Finding the WordsYour wedding, first and foremost, is about the two of you, so keep it emotionally vested by doing the following:
- Borrow wedding videos from other couples and, when viewing the exchange of vows, think about what you like best and least and what you can adapt for your own vows.
- Give the person who will conduct the ceremony a chance to get to know you both. Have a consultation to discuss the tone of the wedding, sharing how you met and what you love about each other. This personal information will help the officiant work with you to design the ceremony you want. If you don’t have an officiant in mind (such as the cleric at your house of worship), ask around, or go to the website of the National Association of Wedding Officiants (nawoonline.com) to find one in your area.
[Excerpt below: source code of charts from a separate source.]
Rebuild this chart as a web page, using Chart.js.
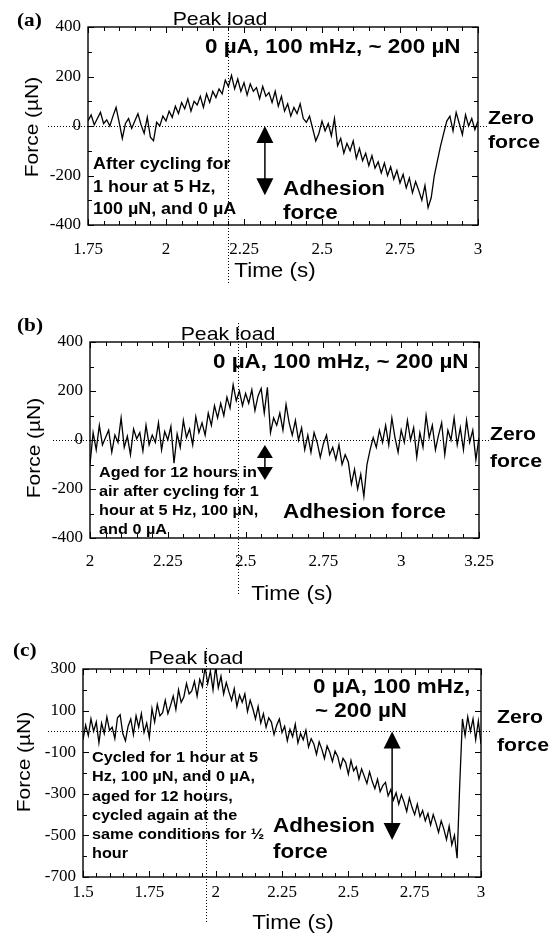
<!DOCTYPE html>
<html>
<head>
<meta charset="utf-8">
<script src="https://cdn.jsdelivr.net/npm/chart.js@4.4.1/dist/chart.umd.min.js"></script>
<style>
html, body { margin: 0; padding: 0; background: #fff; }
#wrap { position: relative; width: 554px; height: 935px; overflow: hidden; }
canvas { position: absolute; left: 0; }
</style>
</head>
<body>
<div id="wrap">
  <canvas id="chartA" width="554" height="300" style="top:0px"></canvas>
  <canvas id="chartB" width="554" height="315" style="top:300px"></canvas>
  <canvas id="chartC" width="554" height="320" style="top:615px"></canvas>
</div>
<script>
// -------------- data (force in uN, sampled every 0.01 s) -------------

const startA = 1.75;
const forceA = [
    20, 45, 5, 30, 55, 10,
    25, 0, 40, 75, 15,
    -50, 10, 30, -10, 20,
    50, 5, -30, 35, -45,
    -60, 15, 0, 40, 20,
    60, 35, 80, 50, 95,
    70, 110, 60, 100, 85,
    120, 75, 130, 95, 140,
    115, 150, 130, 185, 160,
    205, 150, 190, 140, 175,
    125, 170, 140, 155, 110,
    160, 120, 135, 95, 140,
    80, 120, 60, 90, 40,
    75, 50, 90, 30, 15,
    40, -10, -60, -30, 20,
    -20, 10, -40, 30, -80,
    -50, -110, -70, -100, -60,
    -130, -90, -140, -110, -160,
    -120, -170, -145, -190, -150,
    -200, -165, -215, -180, -230,
    -195, -250, -210, -270, -225,
    -260, -300, -240, -330, -290,
    -200, -140, -80, -30, 20,
    40, -20, 55, 10, -35,
    45, 0, 30, -15, 20
];

const startB = 2.0;
const forceB = [
    -100, 30, -40, 60, -20, 10,
    40, -50, 20, -10, 90,
    -30, 15, -60, 45, 5,
    30, -45, 60, -20, 20,
    -10, 70, -40, 35, 0,
    55, -95, 25, -30, 80,
    10, 45, -20, 95, 30,
    70, 20, 110, 60, 140,
    90, 150, 100, 175, 130,
    225, 160, 200, 140, 190,
    150, 205, 120, 180, 210,
    110, 215, 30, 90, 60,
    110, 40, 145, 70, 20,
    80, 0, 50, -40, 20,
    -50, 30, -10, -70, -15,
    20, -60, -30, -80, -20,
    -100, -60, -90, -180, -120,
    -200, -140, -230, -100, -40,
    10, -30, 40, -10, 60,
    -20, 90, 10, -50, 40,
    -10, 80, 0, 50, -70,
    30, -30, 100, 10, 60,
    -40, 20, 70, -60, 40,
    0, 90, -20, 50, -40,
    80, -10, 40, -80, 10
];

const startC = 1.5;
const forceC = [
    -40,
    30, -20, 60, 0, 45,
    -55, 40, -10, 70, 5,
    20, -35, 65, 80, -10,
    -45, 25, 60, -15, 75,
    20, 85, -5, 40, -30,
    110, 45, 130, 75, 90,
    150, 85, 125, 170, 105,
    200, 140, 165, 230, 180,
    195, 240, 170, 250, 215,
    310, 230, 290, 200, 310,
    210, 265, 180, 235, 190,
    150, 205, 120, 175, 140,
    180, 95, 150, 110, 60,
    120, 40, 85, 20, 65,
    45, -15, 30, 60, -5,
    25, -45, 10, -25, 35,
    -55, -10, -40, 5, -75,
    -35, -60, -110, -50, -85,
    -130, -70, -100, -145, -95,
    -120, -175, -130, -150, -205,
    -140, -190, -170, -230, -180,
    -215, -250, -195, -240, -275,
    -230, -290, -260, -245, -310,
    -280, -330, -295, -350, -305,
    -340, -385, -320, -365, -400,
    -350, -410, -380, -430, -395,
    -450, -400, -440, -485, -430,
    -470, -520, -455, -545, -500,
    -610, -250, 60, -20, 70,
    0, 60, -40, 50, -60
];

const xLabelsA = ['1.75', '2', '2.25', '2.5', '2.75', '3'];
const xLabelsB = ['2', '2.25', '2.5', '2.75', '3', '3.25'];
const xLabelsC = ['1.5', '1.75', '2', '2.25', '2.5', '2.75', '3'];
const yLabelsAB = ['-400', '-200', '0', '200', '400'];
const yLabelsC = ['-700', '-500', '-300', '-100', '100', '300'];

// peak load time and adhesion arrow (time, from, to) for each panel
const peakA = 2.2, arrowA = [2.317, 0, -280];
const peakB = 2.476, arrowB = [2.562, -20, -163];
const peakC = 1.964, arrowC = [2.665, 0, -522];

// -------------- drawing helpers -------------

const SANS = '"Liberation Sans", Arial, sans-serif';
const SERIF = '"Liberation Serif", "Times New Roman", serif';
const SX = 1.12; // the source figure is a bit stretched horizontally

function toPoints(t0, arr) {
    return arr.map((y, i) => ({ x: +(t0 + i * 0.01).toFixed(2), y }));
}

function text(ctx, str, x, y, font, align) {
    ctx.save();
    ctx.font = font;
    ctx.textAlign = 'left';
    ctx.textBaseline = 'alphabetic';
    const w = ctx.measureText(str).width * SX;
    const x0 = align === 'center' ? x - w / 2 : x;
    ctx.translate(x0, y);
    ctx.scale(SX, 1);
    ctx.fillStyle = '#000';
    ctx.fillText(str, 0, 0);
    ctx.restore();
}

function arrowHead(ctx, x, y, dir, w, h) {
    ctx.beginPath();
    ctx.moveTo(x, y);
    ctx.lineTo(x - w / 2, y + dir * h);
    ctx.lineTo(x + w / 2, y + dir * h);
    ctx.closePath();
    ctx.fill();
}

function makeDecor(spec) {
    return {
        id: 'decor',
        beforeDatasetsDraw(chart) {
            const ctx = chart.ctx;
            const xs = chart.scales.x, ys = chart.scales.y;
            ctx.save();
            ctx.strokeStyle = '#000';
            ctx.lineWidth = 1;
            ctx.setLineDash([1, 2]);
            // zero force line
            const y0 = Math.round(ys.getPixelForValue(0)) + 0.5;
            ctx.beginPath();
            ctx.moveTo(spec.zeroFrom, y0);
            ctx.lineTo(spec.zeroTo, y0);
            ctx.stroke();
            // peak load line
            const px = Math.round(xs.getPixelForValue(spec.peak)) + 0.5;
            ctx.beginPath();
            ctx.moveTo(px, spec.peakFrom);
            ctx.lineTo(px, spec.peakTo);
            ctx.stroke();
            ctx.restore();
        },
        afterDraw(chart) {
            const ctx = chart.ctx;
            const { left, right, top, bottom } = chart.chartArea;
            const xs = chart.scales.x, ys = chart.scales.y;
            ctx.save();
            ctx.strokeStyle = '#000';
            ctx.fillStyle = '#000';
            ctx.lineWidth = 1;
            // inward ticks on all four sides
            ctx.beginPath();
            const nx = Math.round((xs.max - xs.min) / 0.05);
            for (let k = 0; k <= nx; k++) {
                const p = Math.round(xs.getPixelForValue(xs.min + k * 0.05)) + 0.5;
                const len = k % 5 === 0 ? 6 : 4;
                ctx.moveTo(p, bottom); ctx.lineTo(p, bottom - len);
                ctx.moveTo(p, top); ctx.lineTo(p, top + len);
            }
            const ny = Math.round((ys.max - ys.min) / 100);
            for (let k = 0; k <= ny; k++) {
                const p = Math.round(ys.getPixelForValue(ys.min + k * 100)) + 0.5;
                const len = k % 2 === 0 ? 6 : 4;
                ctx.moveTo(left, p); ctx.lineTo(left + len, p);
                ctx.moveTo(right, p); ctx.lineTo(right - len, p);
            }
            ctx.stroke();
            // frame
            ctx.lineWidth = 1.4;
            ctx.strokeRect(left, top, right - left, bottom - top);

            // adhesion force arrow
            const [at, af, ato] = spec.arrow;
            const ax = xs.getPixelForValue(at);
            const ay1 = ys.getPixelForValue(af), ay2 = ys.getPixelForValue(ato);
            ctx.lineWidth = 1.5;
            ctx.beginPath();
            ctx.moveTo(ax, ay1 + 4);
            ctx.lineTo(ax, ay2 - 4);
            ctx.stroke();
            arrowHead(ctx, ax, ay1, 1, spec.headW, spec.headH);
            arrowHead(ctx, ax, ay2, -1, spec.headW, spec.headH);

            // texts
            spec.texts.forEach(t => text(ctx, t[0], t[1], t[2], t[3], t[4]));

            // axis titles
            ctx.save();
            ctx.font = '19px ' + SANS;
            ctx.textAlign = 'center';
            ctx.textBaseline = 'middle';
            ctx.translate(spec.forceX, spec.forceY);
            ctx.rotate(-Math.PI / 2);
            ctx.scale(1.1, 1);
            ctx.fillText('Force (\u00b5N)', 0, 0);
            ctx.restore();
            text(ctx, 'Time (s)', spec.timeX, spec.timeY, '20px ' + SANS, 'center');
            ctx.restore();
        }
    };
}

function makePanel(id, pts, xLabels, yLabels, box, spec) {
    const xVals = xLabels.map(Number), yVals = yLabels.map(Number);
    return new Chart(document.getElementById(id), {
        type: 'line',
        data: {
            datasets: [{
                data: pts,
                borderColor: '#000',
                borderWidth: 1.3,
                pointRadius: 0,
                tension: 0
            }]
        },
        options: {
            responsive: false,
            animation: false,
            devicePixelRatio: 1,
            layout: { padding: box.padding },
            plugins: { legend: { display: false }, tooltip: { enabled: false } },
            scales: {
                x: {
                    type: 'linear',
                    min: xVals[0],
                    max: xVals[xVals.length - 1],
                    grid: { display: false, drawTicks: false },
                    border: { display: false },
                    ticks: {
                        color: '#000',
                        font: { family: SERIF, size: 17 },
                        padding: box.xPad,
                        maxRotation: 0,
                        autoSkip: false,
                        callback: (v, i) => xLabels[i]
                    },
                    afterBuildTicks: s => { s.ticks = xVals.map(v => ({ value: v })); },
                    afterFit: s => { s.height = 40; }
                },
                y: {
                    min: yVals[0],
                    max: yVals[yVals.length - 1],
                    grid: { display: false, drawTicks: false },
                    border: { display: false },
                    ticks: {
                        color: '#000',
                        font: { family: SERIF, size: 17 },
                        padding: 7,
                        autoSkip: false,
                        callback: (v, i) => yLabels[i]
                    },
                    afterBuildTicks: s => { s.ticks = yVals.map(v => ({ value: v })); },
                    afterFit: s => { s.width = box.yWidth; }
                }
            }
        },
        plugins: [makeDecor(spec)]
    });
}

const B19 = 'bold 19px ' + SANS;
const B20 = 'bold 20px ' + SANS;
const TAG = 'bold 19px ' + SERIF;

makePanel('chartA', toPoints(startA, forceA), xLabelsA, yLabelsAB,
    { padding: { left: 0, top: 27, right: 76, bottom: 35 }, yWidth: 88, xPad: 14 },
    {
        peak: peakA, peakFrom: 18, peakTo: 283, zeroFrom: 48, zeroTo: 488,
        arrow: arrowA, headW: 17, headH: 17,
        forceX: 33, forceY: 127, timeX: 275, timeY: 277,
        texts: [
            ['(a)', 17, 26, TAG],
            ['Peak load', 220, 25, '19px ' + SANS, 'center'],
            ['0 \u00b5A, 100 mHz, ~ 200 \u00b5N', 205, 53, B20],
            ['Zero', 488, 124, B19],
            ['force', 488, 148, B19],
            ['After cycling for', 93, 169, 'bold 16px ' + SANS],
            ['1 hour at 5 Hz,', 93, 192, 'bold 16px ' + SANS],
            ['100 \u00b5N, and 0 \u00b5A', 93, 214, 'bold 16px ' + SANS],
            ['Adhesion', 283, 195, B20],
            ['force', 283, 219, B20]
        ]
    });

makePanel('chartB', toPoints(startB, forceB), xLabelsB, yLabelsAB,
    { padding: { left: 0, top: 42, right: 75, bottom: 37 }, yWidth: 90, xPad: 13 },
    {
        peak: peakB, peakFrom: 23, peakTo: 295, zeroFrom: 53, zeroTo: 490,
        arrow: arrowB, headW: 16, headH: 13,
        forceX: 35, forceY: 148, timeX: 292, timeY: 300,
        texts: [
            ['(b)', 17, 31, TAG],
            ['Peak load', 228, 40, '19px ' + SANS, 'center'],
            ['0 \u00b5A, 100 mHz, ~ 200 \u00b5N', 213, 68, B20],
            ['Zero', 490, 140, B19],
            ['force', 490, 167, B19],
            ['Aged for 12 hours in', 99, 177, 'bold 14.5px ' + SANS],
            ['air after cycling for 1', 99, 196, 'bold 14.5px ' + SANS],
            ['hour at 5 Hz, 100 \u00b5N,', 99, 215, 'bold 14.5px ' + SANS],
            ['and 0 \u00b5A', 99, 234, 'bold 14.5px ' + SANS],
            ['Adhesion force', 283, 218, B20]
        ]
    });

makePanel('chartC', toPoints(startC, forceC), xLabelsC, yLabelsC,
    { padding: { left: 0, top: 54, right: 73, bottom: 18 }, yWidth: 83, xPad: 5 },
    {
        peak: peakC, peakFrom: 33, peakTo: 307, zeroFrom: 48, zeroTo: 492,
        arrow: arrowC, headW: 17, headH: 17,
        forceX: 25, forceY: 147, timeX: 293, timeY: 314,
        texts: [
            ['(c)', 13, 41, TAG],
            ['Peak load', 196, 49, '19px ' + SANS, 'center'],
            ['0 \u00b5A, 100 mHz,', 313, 78, B20],
            ['~ 200 \u00b5N', 315, 102, B20],
            ['Zero', 497, 108, B19],
            ['force', 497, 136, B19],
            ['Cycled for 1 hour at 5', 92, 147, 'bold 14.5px ' + SANS],
            ['Hz, 100 \u00b5N, and 0 \u00b5A,', 92, 166, 'bold 14.5px ' + SANS],
            ['aged for 12 hours,', 92, 186, 'bold 14.5px ' + SANS],
            ['cycled again at the', 92, 205, 'bold 14.5px ' + SANS],
            ['same conditions for \u00bd', 92, 224, 'bold 14.5px ' + SANS],
            ['hour', 92, 243, 'bold 14.5px ' + SANS],
            ['Adhesion', 273, 217, B20],
            ['force', 273, 243, B20]
        ]
    });
</script>
</body>
</html>
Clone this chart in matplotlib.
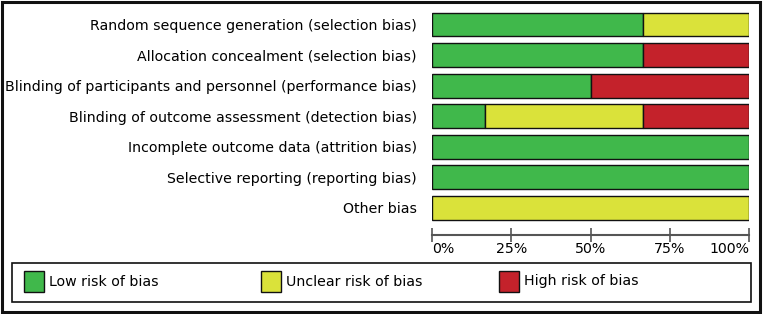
import matplotlib
matplotlib.use("Agg")
import matplotlib.pyplot as plt
from matplotlib.patches import Rectangle
import numpy as np

categories = [
    "Random sequence generation (selection bias)",
    "Allocation concealment (selection bias)",
    "Blinding of participants and personnel (performance bias)",
    "Blinding of outcome assessment (detection bias)",
    "Incomplete outcome data (attrition bias)",
    "Selective reporting (reporting bias)",
    "Other bias",
]
low = [66.7, 66.7, 50.0, 16.7, 100.0, 100.0, 0.0]
unclear = [33.3, 0.0, 0.0, 50.0, 0.0, 0.0, 100.0]
high = [0.0, 33.3, 50.0, 33.3, 0.0, 0.0, 0.0]
series_names = ["Low risk of bias", "Unclear risk of bias", "High risk of bias"]
colors = ["#40b84b", "#dae23a", "#c4222b"]
xticks = [0, 25, 50, 75, 100]
xtick_labels = ["0%", "25%", "50%", "75%", "100%"]

plt.rcParams['font.family'] = ['DejaVu Sans']
W, H = 764, 314
fig = plt.figure(figsize=(W/100, H/100), dpi=100)

def fx(px):
    return px / W
def fy(py):
    return 1 - py / H

ax_left, ax_right, ax_top, ax_bot = 432, 749, 9, 235
ax = fig.add_axes([fx(ax_left), fy(ax_bot), (ax_right-ax_left)/W, (ax_bot-ax_top)/H])

y = np.arange(len(categories))
vals = [np.array(low), np.array(unclear), np.array(high)]
left = np.zeros(len(categories))
for v, c, n in zip(vals, colors, series_names):
    mask = v > 0
    ax.barh(y[mask], v[mask], left=left[mask], height=0.78, color=c,
            edgecolor="#111111", linewidth=1.0, label=n)
    left = left + v

pitch = 30.57
ax.set_ylim((ax_bot - 24.5) / pitch, (ax_top - 24.5) / pitch)
ax.set_xlim(0, 100)
ax.set_yticks(y)
ax.set_yticklabels(categories, fontsize=10.2)
ax.tick_params(axis='y', length=0, pad=11)
ax.set_xticks(xticks)
ax.set_xticklabels(xtick_labels, fontsize=10.2)
ax.tick_params(axis='x', direction='inout', length=10, width=1.2, color="#555555", pad=0)
for s in ["top", "left", "right"]:
    ax.spines[s].set_visible(False)
ax.spines["bottom"].set_color("#555555")
ax.spines["bottom"].set_linewidth(1.5)
ax.set_facecolor("none")
ax.margins(0)
xl = ax.get_xticklabels()
xl[0].set_horizontalalignment('left')
xl[-1].set_horizontalalignment('right')

# legend box
lx0, lx1, ly0, ly1 = 12, 751, 263, 301.5
fig.patches.append(Rectangle((fx(lx0), fy(ly1)), (lx1-lx0)/W, (ly1-ly0)/H,
                             transform=fig.transFigure, fill=False,
                             edgecolor="#111111", linewidth=1.2))
patch_x = [24, 261, 499]
for px, c, n in zip(patch_x, colors, series_names):
    fig.patches.append(Rectangle((fx(px), fy(291.5)), 20/W, 20.5/H,
                                 transform=fig.transFigure, facecolor=c,
                                 edgecolor="#111111", linewidth=1.0))
    fig.text(fx(px + 25), fy(281.5), n, fontsize=10.2, va='center', ha='left')

# outer border
fig.patches.append(Rectangle((fx(1.5), fy(311.5)), (760-1.5)/W, (311.5-1.5)/H,
                             transform=fig.transFigure, fill=False,
                             edgecolor="#111111", linewidth=2.2))

fig.savefig("out.png", dpi=100)
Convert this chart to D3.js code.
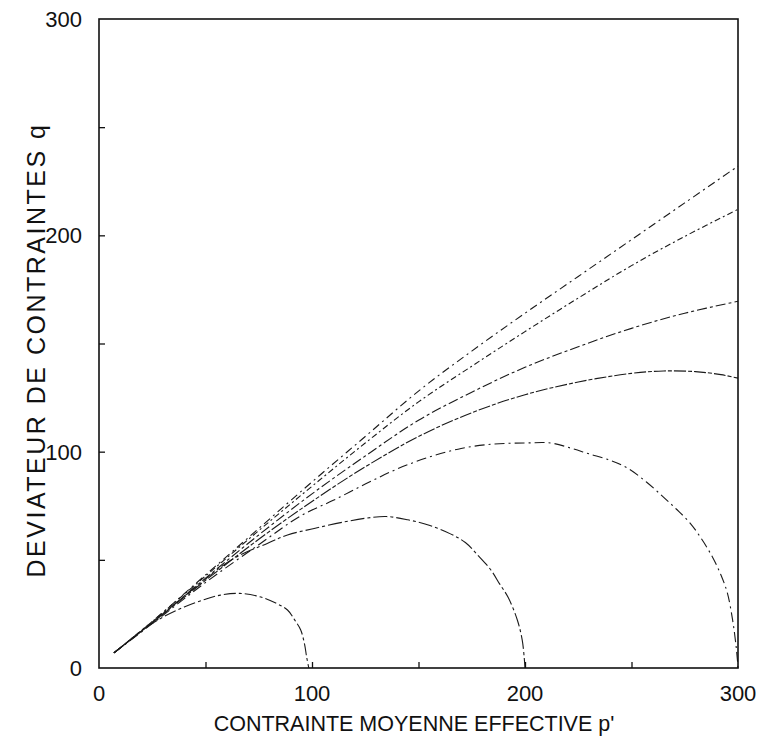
<!DOCTYPE html>
<html><head><meta charset="utf-8">
<script src="https://cdn.jsdelivr.net/npm/d3@7/dist/d3.min.js"></script>
<style>body{margin:0;background:#fff}text{font-family:"Liberation Sans",Arial,Helvetica,sans-serif;fill:#111}</style>
</head><body>
<svg id="chart" width="760" height="739"></svg>
<script>
// ---- data ----
const xTickLabels = [0, 100, 200, 300];
const yTickLabels = [0, 100, 200, 300];
const innerTicks = [50, 100, 150, 200, 250];
const xTitle = "CONTRAINTE MOYENNE EFFECTIVE p'";
const yTitle = "DEVIATEUR DE CONTRAINTES q";

const path1 = [[7,7],[14,12.5],[21,18],[30,23.5],[40,28.2],[50,31.8],[57,33.7],[66,34.5],[76,32.8],[83,30],[88.5,26.8],[92,22],[94.7,17.6],[96.5,11],[97.5,5],[98.5,0]];
const path2 = [[7,7],[25,21],[48,39.5],[63,50.5],[79,57.6],[88.5,61.5],[101,64.5],[115,67.5],[125,69.2],[135,70],[145,68.5],[155,66],[165,62],[172,58],[178,52],[184,45.3],[188,39],[192,32.8],[196.4,22.2],[198.7,12.9],[199.7,4],[200,0]];
const path3 = [[7,7],[25,20.5],[50,39.5],[75,57],[95,70.5],[110,77.5],[125,85],[140,92],[155,97.5],[170,101.5],[185,103.5],[200,104],[212,104],[222,101.5],[230,99],[240,96],[248,92.5],[257,86],[265,79],[271,73.5],[277.5,67],[283,59.5],[288,51.3],[292,43],[295,34.7],[297.5,22],[299,11],[299.7,4],[300,0]];
const path4 = [[7,7],[25,21],[50,40.5],[75,59.5],[100,77],[125,93],[150,107],[175,118],[200,126.3],[225,132.2],[250,136.2],[265,137.3],[280,137],[292,135.6],[300,134]];
const path5 = [[7,7],[25,21],[50,41.5],[75,61.5],[100,80.5],[125,98],[150,114.5],[175,127.5],[200,139],[225,148.5],[250,157],[275,164],[300,169.5]];
const path6 = [[7,7],[25,21.5],[50,42.5],[75,63.5],[100,84],[125,104],[150,123],[175,139.5],[200,155.5],[225,171],[250,186],[275,199.5],[300,212]];
const path7 = [[7,7],[25,21.5],[50,43],[75,64.5],[100,86],[125,107],[150,128],[175,146.5],[200,164],[225,181],[250,198],[275,215],[300,232]];
const seriesList = [path1, path2, path3, path4, path5, path6, path7];
const dashes = ["12,3,3,3", "14,3,3,3", "10,4,2,4", "12,2,4,2", "10,3,3,3", "6,3,2,3", "8,4,2,4"];

// ---- drawing ----
const svg = d3.select("#chart");
const x = d3.scaleLinear().domain([0, 300]).range([99, 738]);
const y = d3.scaleLinear().domain([0, 300]).range([668, 19]);

const line = d3.line().x(d => x(d[0])).y(d => y(d[1])).curve(d3.curveCatmullRom.alpha(0.5));

svg.append("g").selectAll("path").data(seriesList).join("path")
  .attr("d", line)
  .attr("fill", "none")
  .attr("stroke", "#1a1a1a")
  .attr("stroke-width", 1.1)
  .attr("stroke-dasharray", (d, i) => dashes[i]);

// inward ticks
const gx = svg.append("g").attr("transform", `translate(0,${y(0)})`)
  .call(d3.axisBottom(x).tickValues(innerTicks).tickSize(-6).tickFormat(""));
const gy = svg.append("g").attr("transform", `translate(${x(0)},0)`)
  .call(d3.axisLeft(y).tickValues(innerTicks).tickSize(-6).tickFormat(""));
[gx, gy].forEach(g => { g.select(".domain").remove(); g.selectAll("line").attr("stroke", "#111").attr("stroke-width", 1.3); });

// frame
svg.append("rect")
  .attr("x", x(0)).attr("y", y(300))
  .attr("width", x(300) - x(0)).attr("height", y(0) - y(300))
  .attr("fill", "none").attr("stroke", "#111").attr("stroke-width", 1.6);

// tick labels
svg.append("g").selectAll("text").data(xTickLabels).join("text")
  .attr("x", d => x(d)).attr("y", 701)
  .attr("text-anchor", "middle").attr("font-size", 22)
  .text(d => d);
svg.append("g").selectAll("text").data(yTickLabels).join("text")
  .attr("x", 82).attr("y", d => y(d) + 8)
  .attr("text-anchor", "end").attr("font-size", 22)
  .text(d => d);

// titles
svg.append("text").attr("x", 414).attr("y", 731)
  .attr("text-anchor", "middle").attr("font-size", 21.5)
  .text(xTitle);
svg.append("text")
  .attr("transform", "translate(45,350) rotate(-90)")
  .attr("text-anchor", "middle").attr("font-size", 25)
  .attr("letter-spacing", 2.5)
  .text(yTitle);
</script>
</body></html>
Once you both have an idea of the spiritual tone you want to strike, find the best person or people to perform it―a member of the clergy, a locally licensed secular humanist, a justice of the peace, or a judge. (Tip: Experience with weddings is a plus in an officiant, especially when it comes to recommending readings, music, and prayers.) And consider enacting a ritual―such as lighting a unity candle or sharing a glass of wine.
Alternatively, you can ask a trusted friend to perform the wedding. Fees, forms, and how-tos differ by state, but your county clerk’s office is a good place to start researching. Interested parties can become ordained online through the nondenominational Universal Life Church Monastery (themonastery.org) for free, or through Rose Ministries (openordination.org), which offers several packages, from $29 to $149. (Note: Not all states recognize these kinds of marriages, so research the laws in your area to make sure your union is legal.)
Though it is your day, you should give some thought to your guests, particularly your parents (especially if they’re footing the bill). Consider integrating them into the ceremony thus:
- Have the officiant ask a question or two (for example, “Will you celebrate with John and Jane, encourage them, and remind them as needed of this day?”), to which the assembly replies, “I will.”
- While it’s traditional to exchange vows with your backs to the assembly, choose to have the bride, the groom, and the wedding party facing front, with the officiant off to the side or with his or her back to the audience.